My German Friend (2012), one of the larger-scale paintings here at 50 × 62 inches, comprises a shifting aggregate of colored surface and tessellated forms, grouped around a central divide of vertical grey and green that bisects two contrasting geometric zones that recall the façades of modernist or project buildings, their windows, and balconies. The composite nature of the image conflates pictorially what we do with memory or thought, moving back and forth spatially and temporally, a mnemonic montaging sometimes consciously directed, most times not—this is the true quality of our ongoing experience: fractured, fluid, split. The acrylic and spray painted yellows, greens, blues, and greys produce optically a muted yet crisp, at turns faded, illumination in the city with electric lights or overcast skies and pockets of green, an organic foil of trees to concrete and synthetic clad sides of buildings. Particularly in the ochre yellows to the left and the green and green blues to the right, a movement of rounded shapes occurs in the close tones and turning curves.

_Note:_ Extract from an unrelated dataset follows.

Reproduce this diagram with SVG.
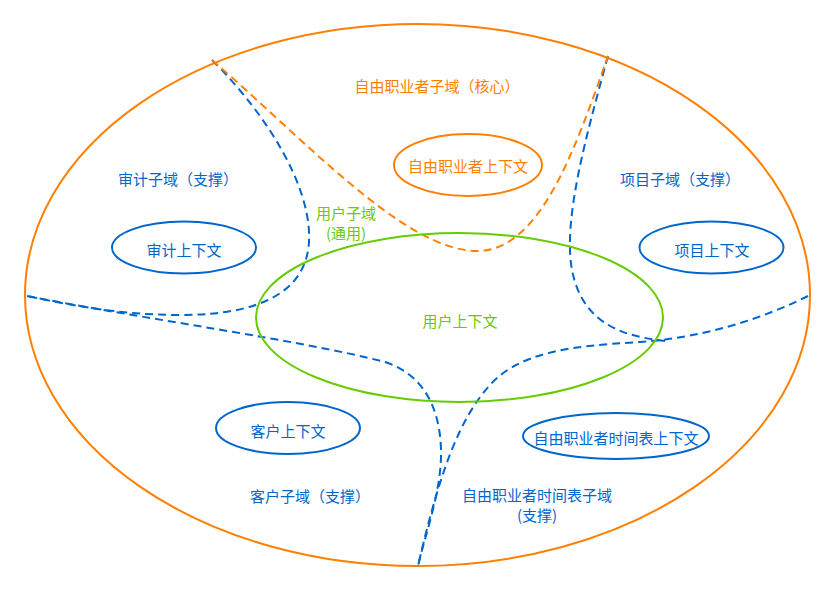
<svg xmlns="http://www.w3.org/2000/svg" width="836" height="591" viewBox="0 0 836 591">
<style>
text{font-family:"Noto Sans CJK SC","Liberation Sans",sans-serif;font-size:15px;text-anchor:middle;dominant-baseline:central}
.b{fill:#0066CC}.o{fill:#FF8000}.g{fill:#66CC00}
.eb{fill:none;stroke:#0066CC;stroke-width:2}
.eo{fill:none;stroke:#FF8000;stroke-width:2}
.eg{fill:none;stroke:#66CC00;stroke-width:2}
.db{fill:none;stroke:#0066CC;stroke-width:2;stroke-dasharray:8 5}
.do{fill:none;stroke:#FF8000;stroke-width:2;stroke-dasharray:8 5}
</style>
<rect width="836" height="591" fill="#fff"/>
<g id="outer"><ellipse class="eo" cx="417.5" cy="295" rx="392.5" ry="271"/></g>
<g id="connectors">
<path class="db" d="M212,60 C272,120 307,185 309,232 C312,292 260,315 180,315 C120,315 70,305 27,296"/>
<path class="db" d="M608,56 C585,140 563,220 572,270 C582,322 620,336 665,341"/>
<path class="db" d="M808,296 C760,320 700,338 640,342 C570,346 520,352 490,385 C460,418 440,470 418,566"/>
<path class="db" d="M27,296 C150,320 300,340 385,362 C425,375 440,410 441,450 C442,490 425,535 418,566"/>
<path class="do" d="M212,60 C305,140 405,251 477,251 C540,251 575,150 608,56"/>
</g>
<g id="core-domain"><text class="o" x="437" y="85">自由职业者子域（核心）</text></g>
<g id="freelancer-ctx"><ellipse class="eo" cx="468" cy="165" rx="74" ry="31"/><text class="o" x="468" y="165">自由职业者上下文</text></g>
<g id="audit-domain"><text class="b" x="178" y="178">审计子域（支撑）</text></g>
<g id="audit-ctx"><ellipse class="eb" cx="184" cy="247.5" rx="72" ry="26"/><text class="b" x="184" y="249">审计上下文</text></g>
<g id="project-domain"><text class="b" x="680" y="178">项目子域（支撑）</text></g>
<g id="project-ctx"><ellipse class="eb" cx="711.5" cy="247.5" rx="72" ry="26"/><text class="b" x="712" y="249">项目上下文</text></g>
<g id="user-domain"><text class="g" x="346" y="212">用户子域</text><text class="g" x="346" y="232">(通用)</text></g>
<g id="user-ctx"><ellipse class="eg" cx="459.5" cy="317.5" rx="203.5" ry="84.5"/><text class="g" x="460" y="320">用户上下文</text></g>
<g id="client-ctx"><ellipse class="eb" cx="288" cy="428" rx="72" ry="26"/><text class="b" x="288" y="430">客户上下文</text></g>
<g id="client-domain"><text class="b" x="310" y="495">客户子域（支撑）</text></g>
<g id="timesheet-ctx"><ellipse class="eb" cx="616" cy="436" rx="93" ry="23"/><text class="b" x="616" y="437">自由职业者时间表上下文</text></g>
<g id="timesheet-domain"><text class="b" x="537" y="494">自由职业者时间表子域</text><text class="b" x="537" y="514">(支撑)</text></g>
</svg>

Animal Behavior F (2017), again acrylic and spray paint, evinces a different range of color; its hexagonal patterning, like a screen or honeycomb, also appears in other paintings from this series. Dark reddish-pink panels on either side of the patterned area partially frame it to create an opening, like a window or gap between separate structures. There is the use of stenciled shapes, improvised playfully yet effective, gesture toward a tight and specific composition. There are no unconsidered areas: Transparencies, allowing a priori shape and color to remain visible after subsequent layers have been added, are striking in the left side of the dark pink. Within the hexagonal shapes other compositions can be seen: segments, independently balanced and self-sufficient, accumulating so many contiguous thoughts, one different from, though no less important than, the other. Animal Behavior G (2017) further combines the series’ vocabulary, reorienting the composition so that frontal and topographic are spliced together in a kindred conceptual strategy.
In Childs’s paintings, an object is not simply fractured to recombine in splintered parts. Childs implies a frontal view that has taken a walk around the object; he then puts the different views together, and this completely mobile point of view, one that includes other elements of closeness and distance, is inserted into the composition. The paintings bring to mind the work of Gary Stephan, that great progenitor of very real but impossible realities, who creates another place only possible in painting, and perfectly suited to it, one that is still unsurpassable in other media—factual, static surfaces that confound and move, conceptually and optically in all the ways we have to gauge and engage the world. Childs moves successfully along this same path, too.